Stated problem ->
Looking through the listing, how many of its lines hold the word "this"? Answer with only the number.

(Entries with chart source code)
++++++++++++++++++++

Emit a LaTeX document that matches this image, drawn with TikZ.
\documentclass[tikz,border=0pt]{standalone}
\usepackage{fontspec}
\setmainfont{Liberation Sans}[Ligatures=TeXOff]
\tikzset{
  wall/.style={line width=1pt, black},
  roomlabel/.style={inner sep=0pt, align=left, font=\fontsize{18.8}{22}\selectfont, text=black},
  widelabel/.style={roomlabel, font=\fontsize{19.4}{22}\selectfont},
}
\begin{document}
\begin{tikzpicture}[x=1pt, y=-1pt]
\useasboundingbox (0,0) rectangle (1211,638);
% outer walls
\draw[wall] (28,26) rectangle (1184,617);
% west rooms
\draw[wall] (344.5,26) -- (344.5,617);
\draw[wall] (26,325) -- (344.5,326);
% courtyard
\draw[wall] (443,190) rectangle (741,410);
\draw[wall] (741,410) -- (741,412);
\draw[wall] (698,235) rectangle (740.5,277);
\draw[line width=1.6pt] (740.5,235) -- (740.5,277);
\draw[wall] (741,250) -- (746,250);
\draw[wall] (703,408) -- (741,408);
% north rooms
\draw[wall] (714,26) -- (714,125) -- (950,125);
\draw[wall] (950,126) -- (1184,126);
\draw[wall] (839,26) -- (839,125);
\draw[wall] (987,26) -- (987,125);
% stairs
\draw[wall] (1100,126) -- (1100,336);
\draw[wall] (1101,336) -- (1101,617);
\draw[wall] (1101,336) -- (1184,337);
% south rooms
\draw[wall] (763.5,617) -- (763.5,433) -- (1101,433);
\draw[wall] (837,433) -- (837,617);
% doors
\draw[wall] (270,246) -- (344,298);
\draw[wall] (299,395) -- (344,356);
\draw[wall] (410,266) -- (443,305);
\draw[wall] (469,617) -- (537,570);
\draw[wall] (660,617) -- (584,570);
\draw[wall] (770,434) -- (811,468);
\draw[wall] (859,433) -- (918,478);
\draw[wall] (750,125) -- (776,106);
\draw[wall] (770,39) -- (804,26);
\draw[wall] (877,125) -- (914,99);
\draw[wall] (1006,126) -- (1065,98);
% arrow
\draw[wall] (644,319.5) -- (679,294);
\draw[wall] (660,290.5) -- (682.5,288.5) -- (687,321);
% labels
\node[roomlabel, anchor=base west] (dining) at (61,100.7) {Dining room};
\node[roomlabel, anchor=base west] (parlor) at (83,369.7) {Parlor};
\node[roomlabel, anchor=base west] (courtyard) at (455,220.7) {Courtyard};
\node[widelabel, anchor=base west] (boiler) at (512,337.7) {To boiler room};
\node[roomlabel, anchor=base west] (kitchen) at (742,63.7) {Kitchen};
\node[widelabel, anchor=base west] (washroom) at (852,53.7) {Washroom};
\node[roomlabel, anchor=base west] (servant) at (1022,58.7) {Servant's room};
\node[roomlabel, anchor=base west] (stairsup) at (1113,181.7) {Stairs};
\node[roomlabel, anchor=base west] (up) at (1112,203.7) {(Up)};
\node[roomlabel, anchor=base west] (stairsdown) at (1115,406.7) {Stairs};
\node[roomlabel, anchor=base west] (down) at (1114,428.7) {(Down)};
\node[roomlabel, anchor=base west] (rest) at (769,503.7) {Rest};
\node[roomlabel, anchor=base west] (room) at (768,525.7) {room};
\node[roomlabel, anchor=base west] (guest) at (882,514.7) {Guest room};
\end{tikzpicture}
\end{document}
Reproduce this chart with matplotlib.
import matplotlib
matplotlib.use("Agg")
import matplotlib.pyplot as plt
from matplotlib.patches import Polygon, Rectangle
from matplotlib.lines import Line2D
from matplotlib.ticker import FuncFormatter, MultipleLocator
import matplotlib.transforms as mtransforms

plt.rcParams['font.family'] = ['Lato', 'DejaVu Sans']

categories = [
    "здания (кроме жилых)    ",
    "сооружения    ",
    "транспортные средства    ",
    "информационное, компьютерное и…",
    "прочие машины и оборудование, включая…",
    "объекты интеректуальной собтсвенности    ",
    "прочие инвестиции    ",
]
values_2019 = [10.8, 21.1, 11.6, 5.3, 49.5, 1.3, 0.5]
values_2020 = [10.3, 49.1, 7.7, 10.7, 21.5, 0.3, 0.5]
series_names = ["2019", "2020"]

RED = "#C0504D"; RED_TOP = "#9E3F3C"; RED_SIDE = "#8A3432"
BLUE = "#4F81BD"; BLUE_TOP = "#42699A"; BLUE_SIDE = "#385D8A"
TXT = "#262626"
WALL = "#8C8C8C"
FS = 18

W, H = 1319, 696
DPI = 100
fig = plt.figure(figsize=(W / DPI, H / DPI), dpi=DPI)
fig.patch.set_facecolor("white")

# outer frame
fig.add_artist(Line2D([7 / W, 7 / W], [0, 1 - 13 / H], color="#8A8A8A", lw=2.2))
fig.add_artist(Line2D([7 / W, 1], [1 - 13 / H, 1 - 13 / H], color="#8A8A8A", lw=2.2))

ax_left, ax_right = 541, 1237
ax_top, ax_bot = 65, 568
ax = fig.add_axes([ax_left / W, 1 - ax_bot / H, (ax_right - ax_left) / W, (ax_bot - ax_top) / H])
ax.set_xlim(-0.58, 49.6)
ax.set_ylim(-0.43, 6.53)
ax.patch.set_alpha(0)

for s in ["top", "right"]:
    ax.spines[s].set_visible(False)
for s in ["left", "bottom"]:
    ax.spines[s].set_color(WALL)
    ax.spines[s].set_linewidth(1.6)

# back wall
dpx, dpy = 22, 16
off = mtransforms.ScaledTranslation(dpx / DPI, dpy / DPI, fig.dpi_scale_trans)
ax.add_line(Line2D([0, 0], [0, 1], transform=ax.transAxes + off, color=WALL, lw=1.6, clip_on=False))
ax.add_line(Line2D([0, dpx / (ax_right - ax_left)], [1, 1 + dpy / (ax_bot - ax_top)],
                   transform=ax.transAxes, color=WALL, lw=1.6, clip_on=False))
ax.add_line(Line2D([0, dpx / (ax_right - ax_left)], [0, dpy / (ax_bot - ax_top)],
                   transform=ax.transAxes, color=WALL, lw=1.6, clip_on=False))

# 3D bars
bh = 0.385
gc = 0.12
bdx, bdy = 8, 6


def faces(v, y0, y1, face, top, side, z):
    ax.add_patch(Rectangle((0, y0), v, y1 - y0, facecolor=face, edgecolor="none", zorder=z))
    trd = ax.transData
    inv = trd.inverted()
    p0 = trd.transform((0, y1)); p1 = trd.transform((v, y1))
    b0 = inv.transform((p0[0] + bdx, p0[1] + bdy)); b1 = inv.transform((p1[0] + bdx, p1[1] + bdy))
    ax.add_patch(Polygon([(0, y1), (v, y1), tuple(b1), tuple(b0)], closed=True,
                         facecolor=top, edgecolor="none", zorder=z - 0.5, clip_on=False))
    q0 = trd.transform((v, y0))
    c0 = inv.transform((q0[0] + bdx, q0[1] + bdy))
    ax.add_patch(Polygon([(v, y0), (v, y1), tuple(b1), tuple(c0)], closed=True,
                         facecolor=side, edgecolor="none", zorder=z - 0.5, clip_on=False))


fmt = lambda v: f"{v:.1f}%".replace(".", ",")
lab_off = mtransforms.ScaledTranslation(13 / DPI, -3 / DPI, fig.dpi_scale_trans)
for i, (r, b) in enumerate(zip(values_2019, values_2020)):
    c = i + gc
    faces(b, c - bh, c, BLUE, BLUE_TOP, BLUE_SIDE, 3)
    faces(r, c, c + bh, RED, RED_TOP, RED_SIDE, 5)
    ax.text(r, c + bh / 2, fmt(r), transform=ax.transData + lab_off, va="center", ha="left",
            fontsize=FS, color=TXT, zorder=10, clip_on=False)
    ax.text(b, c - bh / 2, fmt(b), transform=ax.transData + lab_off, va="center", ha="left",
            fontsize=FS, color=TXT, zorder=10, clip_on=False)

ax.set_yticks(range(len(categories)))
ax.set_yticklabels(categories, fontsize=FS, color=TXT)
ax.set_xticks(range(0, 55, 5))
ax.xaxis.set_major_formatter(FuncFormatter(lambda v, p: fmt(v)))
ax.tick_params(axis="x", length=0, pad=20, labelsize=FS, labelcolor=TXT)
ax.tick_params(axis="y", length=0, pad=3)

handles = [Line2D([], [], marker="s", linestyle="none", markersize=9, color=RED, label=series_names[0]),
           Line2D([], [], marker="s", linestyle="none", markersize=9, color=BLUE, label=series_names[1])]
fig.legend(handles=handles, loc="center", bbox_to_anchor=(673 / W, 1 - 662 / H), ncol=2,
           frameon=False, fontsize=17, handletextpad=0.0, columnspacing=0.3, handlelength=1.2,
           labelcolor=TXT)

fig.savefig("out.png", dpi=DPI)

++++++++++++++++++++

Response below ->
2